You can often still hear people in Kikinda mentioning the so called “German houses”. They’re significant for the town because they were a great step forward comparing to the previous housing conditions, and they were built during the reign of Maria Theresa of Austria. All of those houses were planned and built in a similar way, consisting usually of two main rooms with woodblock floor (houses had earth rammed floors then) and other rooms, with its longer side on the furrow and its gable turned towards the street (stables were built separately from the house, in the backyard). These houses were covered with tiles for fire protection. They had no hearth (as it was common in the houses of the day), but brick stoves.

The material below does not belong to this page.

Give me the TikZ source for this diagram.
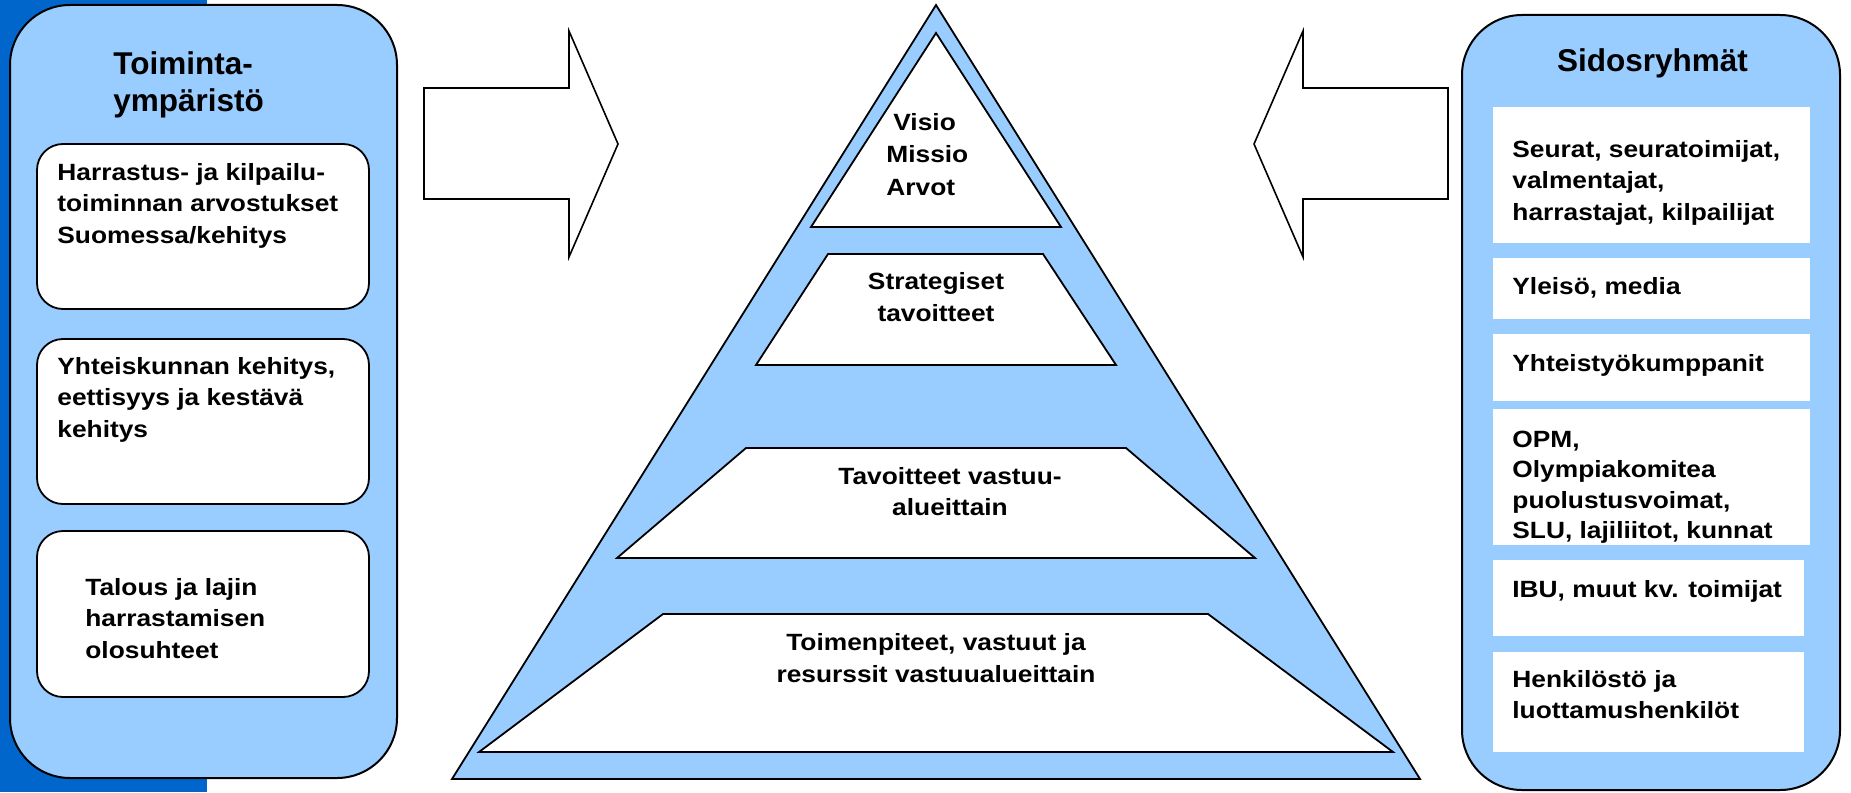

The rooms were heated by brick stoves in which the fire was kindled from the hallway.

The houses always had a hallway from which one could enter all the rooms in the house. Indented front doors, with two or three steps (their specific trait), were leading to the hallway. These houses are recognizable for their architectural design of the outer façade, especially of the gable. It was designed in baroque fashion, with an original motif – an all-seeing eye, a sun or a moon usually, most often a sun with its rays stretched out or a tree of life with initials or the name of the house owner and the year of construction. The façade around doors and windows was decorated with motifs such as leaves, flowers, wreaths, garlands, spirals. This house type is also known as the traditional long house (langhaus). It was common until the middle of the 19th century.

A German house at 25 Pere Segedinca Street, built in 1878, was declared a cultural monument by a Serbian Parliament decision in 1997, as a typical example of a Pannonian house (Službeni glasnik RS no. 37/97).